The old joke is that "LOL should be replaced with LYHMSF: "leave your house and make some friends." I agree; yet a quick Twitter search of "LOL" shows that it's been used a zillion times in the last day alone, most recently 10 seconds ago.

Please, everyone, stop laughing out loud when you're in front of your computer and, if you are, just keep it between you and your God.

6. "Make no mistake"

Make no mistake: we're going to catch those scumbag terrorists!

Introduced by George W. Bush, and also used liberally by Barack Obama, it means, "I really believe what I'm saying!" If we always believe what we're saying and don't lie, we never need to say, "Make no mistake."

"Make a mistake: we're going to catch bin Laden" is much more accurate anyway.

7. "Random"

Actual quote from an ex-girlfriend: "We were walking down this random beach and met these random guys, and it was really random because they worked at this random restaurant where we used to randomly hang out with random friends, and..."

Use of this word makes it especially hard to teach "random sampling" when we discuss research in public relations class, so I hereby offer up the alternatives: arbitrary, miscellaneous, chance, or - my favorite - slapdash!

8. "It is what it is"

Perhaps what bugs me the most about this terrible phrase, other than that it adds absolutely nothing to any conversation, is that it's really just a thin translation of the old Popeye catchphrase, "I yam what I yam," and implies that the person who says it is completely helpless to do anything about the situation in question:

Mom: "You got an F on your report card!"

Child: "It is what it is."

Uh, no, actually, in this case, it is what it isn't.

9. "My bad"

The most flippant apology out there, insidious for allowing someone to apologize without actually apologizing.

By implying that there's a range of suspects, the person who says, "My bad," inevitably acts like he or she doing the honorable thing by "clearing up the confusion."

"George Washington, did you cut down this cherry tree?"

"My bad."

Doesn't quite have the conviction of "I cannot tell a lie - it was I!"


This word has been out there for a long, long time.

A variation of scumbag, it's only been in the past year that I've noticed people falling over with laughter at its very utterance, even when it's not being used in a funny story or context.

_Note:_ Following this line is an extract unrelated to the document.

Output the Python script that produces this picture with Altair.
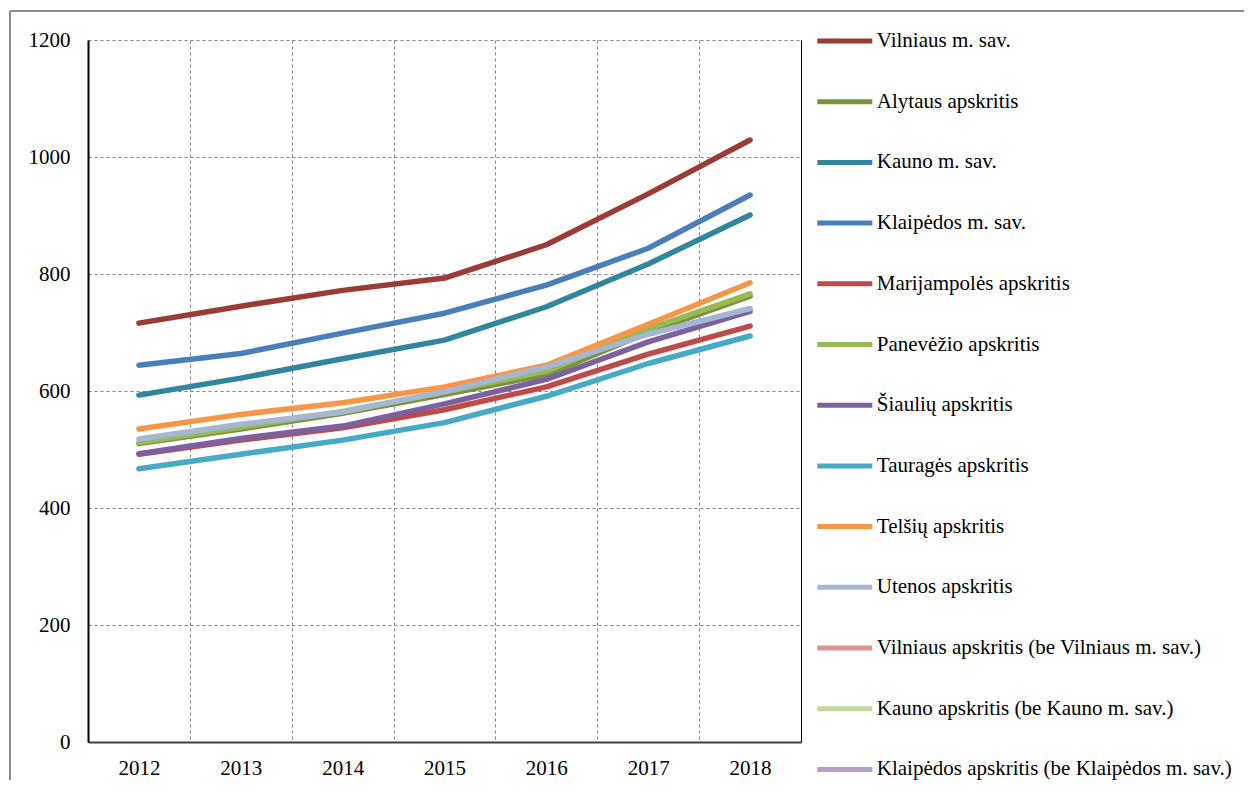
import altair as alt
import pandas as pd

years = ["2012", "2013", "2014", "2015", "2016", "2017", "2018"]

series_names = [
    "Vilniaus m. sav.",
    "Alytaus apskritis",
    "Kauno m. sav.",
    "Klaipėdos m. sav.",
    "Marijampolės apskritis",
    "Panevėžio apskritis",
    "Šiaulių apskritis",
    "Tauragės apskritis",
    "Telšių apskritis",
    "Utenos apskritis",
    "Vilniaus apskritis (be Vilniaus m. sav.)",
    "Kauno apskritis (be Kauno m. sav.)",
    "Klaipėdos apskritis (be Klaipėdos m. sav.)",
]

series_colors = [
    "#9A3B38", "#77933C", "#31859C", "#4A7EBB", "#BE4B48", "#98B954",
    "#7D60A0", "#46AAC5", "#F79646", "#A5B6D3", "#D99694", "#C3D69B", "#B3A2C7",
]

vilniaus_m = [716, 745, 772, 793, 850, 937, 1029]
alytaus = [510, 535, 562, 594, 628, 700, 762]
kauno_m = [593, 622, 655, 687, 744, 817, 901]
klaipedos_m = [644, 664, 699, 733, 781, 844, 935]
marijampoles = [492, 516, 537, 568, 607, 663, 711]
panevezio = [512, 538, 565, 598, 634, 706, 766]
siauliu = [493, 519, 540, 578, 620, 684, 736]
taurages = [467, 492, 516, 546, 591, 647, 694]
telsiu = [535, 560, 580, 607, 644, 714, 785]
utenos = [518, 543, 564, 599, 641, 697, 741]

series_values = [
    vilniaus_m, alytaus, kauno_m, klaipedos_m, marijampoles, panevezio,
    siauliu, taurages, telsiu, utenos,
]

y_ticks = [0, 200, 400, 600, 800, 1000, 1200]

rows = []
for i, vals in enumerate(series_values):
    for yr, v in zip(years, vals):
        rows.append({"series": series_names[i], "year": yr, "value": v, "ord": i})
df = pd.DataFrame(rows)

FONT = "Liberation Serif"
FS = 21

x_scale = alt.Scale(type="band", paddingInner=0, paddingOuter=0)
y_scale = alt.Scale(domain=[0, 1200], nice=False)

x_enc = alt.X(
    "year:O",
    scale=x_scale,
    axis=alt.Axis(
        title=None, labelAngle=0, tickBand="extent", grid=True, ticks=False,
        domainColor="#404040", domainWidth=2, labelPadding=15,
        gridDash=[3, 3], gridColor="#808080", gridWidth=1,
        labelFont=FONT, labelFontSize=FS, labelColor="black",
    ),
)

y_enc = alt.Y(
    "value:Q",
    scale=y_scale,
    axis=alt.Axis(
        title=None, values=y_ticks, format="d", ticks=False,
        domainColor="black", domainWidth=2, labelPadding=18,
        gridDash=[3, 3], gridColor="#808080", gridWidth=1,
        labelFont=FONT, labelFontSize=FS, labelColor="black",
    ),
)

lines = alt.Chart(df).mark_line(
    strokeWidth=5.5, strokeCap="round", strokeJoin="round"
).encode(
    x=x_enc,
    y=y_enc,
    color=alt.Color(
        "series:N",
        scale=alt.Scale(domain=series_names, range=series_colors),
        legend=alt.Legend(
            title=None, orient="none", legendX=726.8, legendY=-29,
            symbolType="stroke", symbolSize=3025, symbolStrokeWidth=5,
            labelFont=FONT, labelFontSize=FS, labelColor="black",
            labelOffset=2, rowPadding=20.7, labelLimit=0, padding=0,
        ),
    ),
    order=alt.Order("ord:Q"),
)

right_axis = alt.Chart(df).mark_line(opacity=0).encode(
    x=alt.X("year:O", scale=x_scale, axis=None),
    y=alt.Y(
        "value:Q",
        scale=y_scale,
        axis=alt.Axis(orient="right", labels=False, ticks=False, grid=False,
                      title=None, domainColor="black", domainWidth=1),
    ),
    detail="series:N",
)

frame_df = pd.DataFrame({"k": [0]})
frame_left = alt.Chart(frame_df).mark_rule(color="#8c8c8c", strokeWidth=2).encode(
    x=alt.value(-78), y=alt.value(-29), y2=alt.value(740)
)
frame_top = alt.Chart(frame_df).mark_rule(color="#8c8c8c", strokeWidth=2).encode(
    x=alt.value(-78), x2=alt.value(1156), y=alt.value(-29)
)

chart = alt.layer(lines, right_axis, frame_left, frame_top).resolve_axis(
    x="independent", y="independent"
).resolve_scale(x="shared", y="shared").properties(
    width=713, height=702,
    padding={"left": 1, "top": 2, "right": 0, "bottom": 0},
    background="white",
).configure_view(stroke=None)

chart.save("out.html", embed_options={"renderer": "svg", "actions": False})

What gives?

There are very few words that are funny in and of themselves, except for maybe "jaws of life" and "panties."

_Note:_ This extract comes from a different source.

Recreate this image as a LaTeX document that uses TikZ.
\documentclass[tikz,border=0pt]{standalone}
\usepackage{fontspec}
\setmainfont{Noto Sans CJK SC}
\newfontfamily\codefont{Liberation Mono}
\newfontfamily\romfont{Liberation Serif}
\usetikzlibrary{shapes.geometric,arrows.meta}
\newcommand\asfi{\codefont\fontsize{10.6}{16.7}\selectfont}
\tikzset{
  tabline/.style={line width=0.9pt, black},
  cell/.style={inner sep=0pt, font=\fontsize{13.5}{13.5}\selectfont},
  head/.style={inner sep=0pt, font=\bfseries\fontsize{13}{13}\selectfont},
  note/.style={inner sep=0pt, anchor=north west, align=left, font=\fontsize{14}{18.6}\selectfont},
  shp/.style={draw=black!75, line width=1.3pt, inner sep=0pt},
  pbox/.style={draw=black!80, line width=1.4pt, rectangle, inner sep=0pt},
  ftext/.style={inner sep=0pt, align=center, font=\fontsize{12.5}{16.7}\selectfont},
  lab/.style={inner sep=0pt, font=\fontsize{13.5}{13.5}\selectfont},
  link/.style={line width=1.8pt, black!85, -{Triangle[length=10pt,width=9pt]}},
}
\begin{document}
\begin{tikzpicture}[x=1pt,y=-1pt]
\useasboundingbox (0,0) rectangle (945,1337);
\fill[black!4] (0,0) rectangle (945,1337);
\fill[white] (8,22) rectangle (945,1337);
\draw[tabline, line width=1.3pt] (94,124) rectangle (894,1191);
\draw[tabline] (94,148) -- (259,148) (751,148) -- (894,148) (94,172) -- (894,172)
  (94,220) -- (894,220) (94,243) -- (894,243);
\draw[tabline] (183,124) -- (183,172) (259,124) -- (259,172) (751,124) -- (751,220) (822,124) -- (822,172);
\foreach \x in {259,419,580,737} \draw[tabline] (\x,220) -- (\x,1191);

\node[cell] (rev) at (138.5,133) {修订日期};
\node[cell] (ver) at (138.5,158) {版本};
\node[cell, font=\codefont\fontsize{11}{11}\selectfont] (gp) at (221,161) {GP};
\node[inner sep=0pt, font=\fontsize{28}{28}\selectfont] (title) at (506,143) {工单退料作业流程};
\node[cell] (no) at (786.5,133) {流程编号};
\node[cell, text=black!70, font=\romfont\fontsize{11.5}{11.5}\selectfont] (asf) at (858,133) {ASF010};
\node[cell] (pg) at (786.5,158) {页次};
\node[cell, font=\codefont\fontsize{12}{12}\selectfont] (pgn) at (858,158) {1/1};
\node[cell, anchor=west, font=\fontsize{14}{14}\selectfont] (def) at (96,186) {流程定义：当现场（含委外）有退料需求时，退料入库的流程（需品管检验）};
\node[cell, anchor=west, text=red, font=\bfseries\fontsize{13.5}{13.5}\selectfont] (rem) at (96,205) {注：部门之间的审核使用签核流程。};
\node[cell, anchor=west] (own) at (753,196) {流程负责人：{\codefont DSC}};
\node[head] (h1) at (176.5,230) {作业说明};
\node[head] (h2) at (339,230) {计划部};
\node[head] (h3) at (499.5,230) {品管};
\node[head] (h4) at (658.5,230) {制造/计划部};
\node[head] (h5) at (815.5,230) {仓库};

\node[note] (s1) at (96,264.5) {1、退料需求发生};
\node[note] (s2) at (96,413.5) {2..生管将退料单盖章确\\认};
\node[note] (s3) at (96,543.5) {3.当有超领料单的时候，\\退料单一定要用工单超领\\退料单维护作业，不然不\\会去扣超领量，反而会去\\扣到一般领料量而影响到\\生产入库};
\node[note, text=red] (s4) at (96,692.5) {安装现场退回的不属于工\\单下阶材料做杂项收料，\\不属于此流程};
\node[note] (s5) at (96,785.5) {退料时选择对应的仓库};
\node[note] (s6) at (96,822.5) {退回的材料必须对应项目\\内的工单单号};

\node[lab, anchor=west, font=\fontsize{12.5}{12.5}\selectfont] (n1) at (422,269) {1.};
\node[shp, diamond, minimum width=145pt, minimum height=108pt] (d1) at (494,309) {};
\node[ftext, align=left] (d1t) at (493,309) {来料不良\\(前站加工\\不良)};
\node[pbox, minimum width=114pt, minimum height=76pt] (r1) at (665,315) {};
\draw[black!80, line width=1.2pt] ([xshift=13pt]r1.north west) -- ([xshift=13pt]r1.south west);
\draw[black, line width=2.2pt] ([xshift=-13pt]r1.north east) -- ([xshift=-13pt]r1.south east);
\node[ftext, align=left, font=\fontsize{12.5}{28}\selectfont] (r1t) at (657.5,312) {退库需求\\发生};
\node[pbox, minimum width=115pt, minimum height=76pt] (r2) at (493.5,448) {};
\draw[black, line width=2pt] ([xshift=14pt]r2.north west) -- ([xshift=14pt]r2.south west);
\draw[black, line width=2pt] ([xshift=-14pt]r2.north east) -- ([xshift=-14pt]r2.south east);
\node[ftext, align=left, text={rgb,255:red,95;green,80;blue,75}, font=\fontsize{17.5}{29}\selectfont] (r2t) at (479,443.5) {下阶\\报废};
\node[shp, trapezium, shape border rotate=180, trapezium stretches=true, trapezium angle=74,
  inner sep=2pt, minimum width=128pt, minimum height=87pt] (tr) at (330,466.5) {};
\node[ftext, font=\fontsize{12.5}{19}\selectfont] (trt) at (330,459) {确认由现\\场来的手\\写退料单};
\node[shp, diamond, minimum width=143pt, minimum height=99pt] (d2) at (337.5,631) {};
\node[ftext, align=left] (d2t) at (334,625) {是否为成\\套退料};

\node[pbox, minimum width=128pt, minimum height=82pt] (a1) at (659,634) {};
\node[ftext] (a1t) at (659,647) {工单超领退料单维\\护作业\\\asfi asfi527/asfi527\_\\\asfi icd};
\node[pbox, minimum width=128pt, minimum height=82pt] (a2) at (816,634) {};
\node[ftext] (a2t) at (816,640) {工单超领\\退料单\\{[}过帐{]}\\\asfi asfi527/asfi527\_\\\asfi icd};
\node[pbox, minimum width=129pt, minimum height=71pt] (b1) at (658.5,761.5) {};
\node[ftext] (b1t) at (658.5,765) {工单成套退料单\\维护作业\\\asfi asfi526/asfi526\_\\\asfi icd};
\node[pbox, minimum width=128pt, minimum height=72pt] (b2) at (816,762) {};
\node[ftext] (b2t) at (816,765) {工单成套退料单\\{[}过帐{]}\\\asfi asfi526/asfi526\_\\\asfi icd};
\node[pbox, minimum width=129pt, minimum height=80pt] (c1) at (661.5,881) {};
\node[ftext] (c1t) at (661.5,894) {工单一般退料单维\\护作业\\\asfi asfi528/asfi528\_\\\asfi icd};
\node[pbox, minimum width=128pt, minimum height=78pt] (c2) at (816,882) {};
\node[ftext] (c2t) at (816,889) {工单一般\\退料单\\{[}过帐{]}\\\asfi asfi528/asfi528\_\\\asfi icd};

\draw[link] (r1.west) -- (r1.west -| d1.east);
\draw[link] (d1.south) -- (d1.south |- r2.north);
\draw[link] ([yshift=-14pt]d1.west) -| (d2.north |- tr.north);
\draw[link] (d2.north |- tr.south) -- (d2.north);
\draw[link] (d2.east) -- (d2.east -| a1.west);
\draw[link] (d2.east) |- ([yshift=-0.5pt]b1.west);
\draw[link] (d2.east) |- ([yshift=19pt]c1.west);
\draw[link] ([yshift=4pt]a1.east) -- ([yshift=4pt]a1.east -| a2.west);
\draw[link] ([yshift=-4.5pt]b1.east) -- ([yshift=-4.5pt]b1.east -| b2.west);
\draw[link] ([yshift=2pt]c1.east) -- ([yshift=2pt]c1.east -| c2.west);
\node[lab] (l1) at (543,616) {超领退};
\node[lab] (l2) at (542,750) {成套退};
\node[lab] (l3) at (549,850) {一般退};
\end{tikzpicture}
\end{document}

So, don't laugh just because someone says douchebag - make them earn your laughter by using it as punctuation to a story that's already hilarious. Plus, everyone knows that "mofo" is much funnier.

11. "Two thousand and..."

Welcome to twenty-ten, baby!


  1. I HATE "LOL" WITH A PASSION!!! (I hate it enough to write it in all caps; and I hate writing in all caps...)

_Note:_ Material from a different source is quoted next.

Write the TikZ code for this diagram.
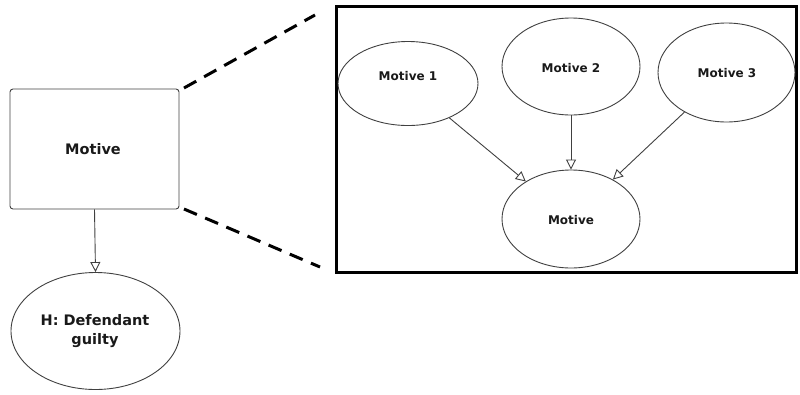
\documentclass[tikz,border=0pt]{standalone}
\usepackage{fontspec}
\setmainfont{DejaVu Sans}
\usetikzlibrary{shapes.geometric,arrows.meta}
\begin{document}
\begin{tikzpicture}[x=1pt,y=-1pt,
  thinline/.style={draw=black!75, line width=0.9pt},
  ell/.style={ellipse, thinline, inner sep=0pt},
  lbl/.style={font=\bfseries\fontsize{12}{14}\selectfont, text=black!90},
  biglbl/.style={font=\bfseries\fontsize{14.5}{19}\selectfont, text=black!90, align=center},
  arr/.style={thinline, -{Triangle[open, length=10pt, width=10pt]}},
  zoomline/.style={line width=3pt, dash pattern=on 14pt off 9pt}]
\useasboundingbox (0,0) rectangle (800,394);
% left side
\node[thinline, rounded corners=3pt, minimum width=169pt, minimum height=120pt] (box) at (94.5,149) {};
\node[biglbl] (boxt) at (93,149) {Motive};
\node[ell, minimum width=169pt, minimum height=117pt] (h) at (95.5,331) {};
\node[biglbl] (ht) at (95,331) {H: Defendant\\guilty};
\draw[arr] (box.south) -- (h.north);
% zoom frame
\node[draw, line width=3pt, minimum width=460pt, minimum height=266pt, inner sep=0pt] (frame) at (566,139.5) {};
\coordinate (z1) at (315,15);
\coordinate (z2) at (320,267);
\draw[zoomline] (184,88) -- (z1);
\draw[zoomline] (184,209) -- (z2);
% inner nodes
\node[ell, minimum width=140pt, minimum height=84pt] (m1) at (408,83.5) {};
\node[lbl] (m1t) at (408,76) {Motive 1};
\node[ell, minimum width=138pt, minimum height=97pt] (m2) at (571,66.5) {};
\node[lbl] (m2t) at (571,68) {Motive 2};
\node[ell, minimum width=137pt, minimum height=99pt] (m3) at (726.5,72.5) {};
\node[lbl] (m3t) at (727,73) {Motive 3};
\node[ell, minimum width=138pt, minimum height=98pt] (m) at (571,219) {};
\node[lbl] (mt) at (571,220) {Motive};
\draw[arr] (m1) -- (m);
\draw[arr] (m2) -- (m);
\draw[arr] (m3) -- (m);
\end{tikzpicture}
\end{document}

    I think "LOL" is lame, and it's the thing people type when they have nothing left to say. (Who told me that!??! -- I can't remember, but I thought they were brilliant!)

    I also can't stand most text/twitter acronyms. (I like "BFF" for some reason though; I think it's hilarious in a sarcastic/patronizing kinda way...)

    I also hate any and all bathroom talk. -- I don't want to know any of it ever from anyone...


  2. All so true Kenton!

    Please also add OMG to the list, not the "oh my god" acronym (although that is annoying too) but the use of 'OH EM GEE' ..I truly do not understand the point in making the shortform long ?!?!

    If you watch the Bring it On sequels on Muchmusic (like I got stuck doing for the entire holiday break because of a neverending flu) you'll find even more to add to this list

  3. Make no mistake that the 24/7 usage of LOL & OMG by randomly unique people qualifies them as certifiable douchebags, who are unable to think outside the box- grammatically speaking. That being said, it is what it is in the two thousands and I apologize for even bringing it up. My bad!

    On a more serious note, I need to stop using "Oh, Snap!" and BFF, though my usage of these pop culturisms is purely for satirical and sarcastic purposes.

    A phrase I've grown soooo weary of in the last six months is "fashion forward". I work with a guy who only has six adjectives in his vocabulary to describe clothing concepts. I've heard him use "traditional" as both a negative and a positive in the same sale. It's awesome! But I digress...

  4. I use a few of those without a second thought. When it comes to "word up", I regularly utilize it in the form of "word 'em up", just to let folks know that whatever I said previously or whatever's about to go down is genuine article.

    The first time I heard "24/7" on Headline News, I died a little, but it'll never be passé for me. However, I do switch it up every once in a while and quote a Naughty by Nature album track instead ("Everyday All Day"). Style, baby.

    "My bad" depends on the severity of the offense, in my opinion. Of course, I'd never use it if I accidentally severed someone's arm. I've found that "my bad" snuffs out the tiniest of faux pas; it's confessional shorthand.

    "It is what is" can end a conversation you didn't want to have in the first place, because you obviously don't care. You can't tell me that isn't useful!

    To sum it up, I figure it all comes down to how you use 'em. Remove any irony before they leave your mouth.

    The rest of those phrases, however, can go to hell.

  5. "Cut to the chase", who are you, Joe Hollywood? - Jerry Seinfeld, (The Pez Dispenser, 1992)

    I always laugh when I hear this turn of phrase. I try to work it in wherever I can - I'm glad you found a way. What I don't love is "turn of phrase".

  6. Don't think outside the box...break through the socially acceptable barriers that have previously governed actions and ideas.

    It just rolls right off the tongue!